Ma Fini non è un compagno. E neanche Bersani.

 
 I guai del peggior governo degli ultimi 150 anni (ex aequo, al limite, con quelli a guida Mussolini) sono fonte di gioia e speranza, ma non vorrei che la bella sinistra che ama i Fini e i Travaglio prendesse, perdonate la rima, l’ennesimo abbaglio spostando i confini della propria identità fino ad abbracciare un’alleanza ancora inedita, ma non per questo impossibile, tra Pd, Udc e finiani.
 Gianfranco Fini è l’uomo presente al G8 di Genova, a fare cosa non è stato ancora appurato (aspettiamo che WikiLeaks pubblichi qualche informativa riservata al riguardo), quello che fino a qualche anno fa parlava di Mussolini come di un grande statista e, certamente, non è uomo di sinistra, come del resto non lo sono l’imprenditore-style Bersani o molta parte delle gerarchie democratiche.
 I guai del governo sono comunque una bella notizia, anche perché viviamo in tempi difficili e particolarmente avari di soddisfazioni. Berlusconi vacillante, in ogni caso, è ancora più pericoloso, perché cercherà di accelerare quelle riforme che dovrebebro fare di lui il primo presidente "presidenziale" della Repubblica italiana e, considerando lo strapotere che già esercita, il mai risolto conflitto d’interessi, le amicizie sulle quali può contare e il suo completo disinteresse per le sorti del Paese (a patto di conservare lo scettro e la propria libertà), c’è da aspettarsi un’ulteriore stretta autoritaria (bussano alla porta, sarà la polizia).
 Occorre attrezzarsi e resistere, col nostro impegno e la nostra (in)formazione, occorre pure chiarire ai signori che nominalmente rappresentano l’opposizione e, a quanto dicono, addirittura la sinistra, che quand’anche il poco Cavaliere fosse finalmente disarcionato non vi sarebbe alternativa al berlusconismo senza il superamento del modello politico-economico imperniato sul liberismo rampante, sulla mercificazione di tutto, tutte e tutti, sulla devastazione ambientale e la cementificazione, sul ritorno al nucleare e sugli inceneritori, sulla privatizzazione dei beni comuni e il divieto per il pubblico di gestire i servizi, sulle esternalizzazioni coatte, sulla precarizzazione del lavoro e con essa delle vite dei lavoratori e delle lavoratrici.

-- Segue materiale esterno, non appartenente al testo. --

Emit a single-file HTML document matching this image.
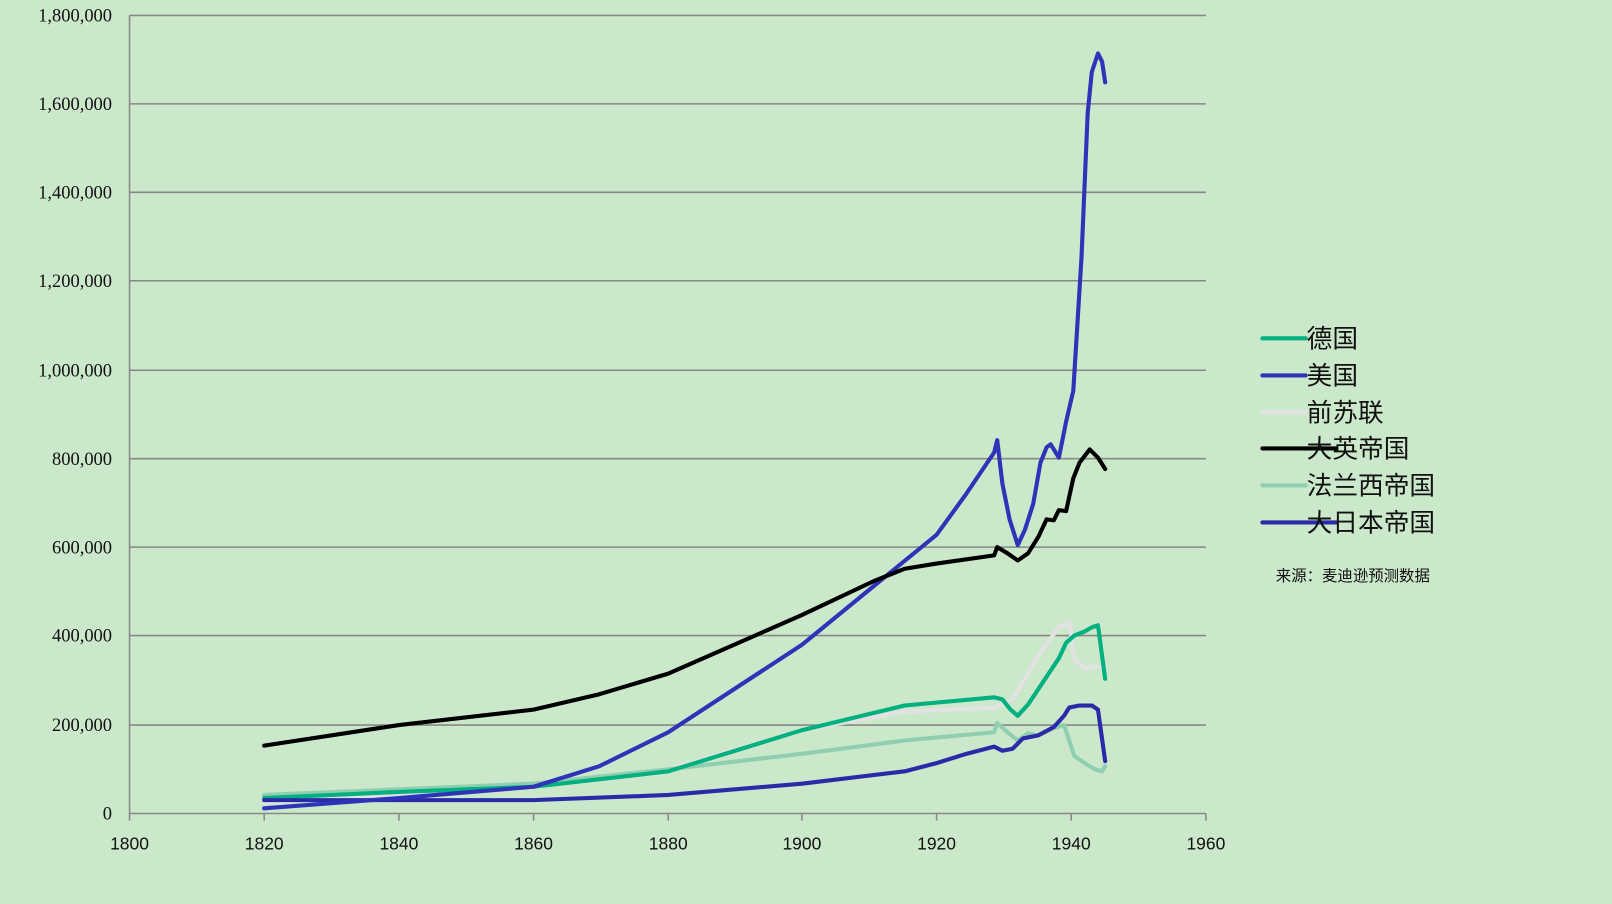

 E non c’è cura al distacco tra politica e società, se non si restituisce al Parlamento il ruolo previsto dalla Costituzione, uscendo da quelle logiche bipolari che privano di rappresentanza milioni di cittadini elettori, impongono l’insensatezza dei "voti utili" e appiattiscono le differenze tra gli schieramenti, che, attraverso il confronto politico e parlamentare, dovrebbero invece costituire un fattore di arricchimento. Oggi tutti parlano della necessità di cambiare la legge elettorale: anche da parte della sedicente sinistra (mi riferisco al piuttosto destrorso Pd), tuttavia, si avverte l’esigenza di confermare quote di sbarramento in grado d’impedire l’ingresso in Parlamento a forze che non raggiungano, diciamo il 5% dei consensi. Significa privare di rappresentanza 4,9 elettori italiani su 100, ovvero, anche se la matematica non è il mio forte, centinaia di migliaia di persone.
 Nel nome di cosa? Di ciò che chiamano governance, la possibilità per gli esecutivi di decidere più in fretta; nel nome del fatto che molti, parlando (anche a sproposito) della crisi e della globalizzazione, hanno abdicato alla ricerca di un mondo diverso e possibile, interiorizzando l’adagio, padronale, per cui ormai certe scelte sono obbligate.
 Il che ci porta alla Fiat, che cerca (con un certo successo, bisogna dire) di riportare l’industria e il lavoro dipendente al tempo in cui non c’erano diritti, al limite benevole concessioni; oppure alle finanziarie – purtroppo molto simili, indipendentemente da chi si trova a Palazzo Chigi – sempre incentrate sui tagli a ciò che più servirebbe, sugli aiuti alle imprese e sulla guerra.
 I guai del governo sono una bella notizia. Ma chi si appresta a coglierne i frutti?


 L’orologio astronomico di Praga (nella foto) sembra indicare una possibile uscita di scena dell’attuale governo italiano, ma ancora non lascia capire chi e come lo sostituirà.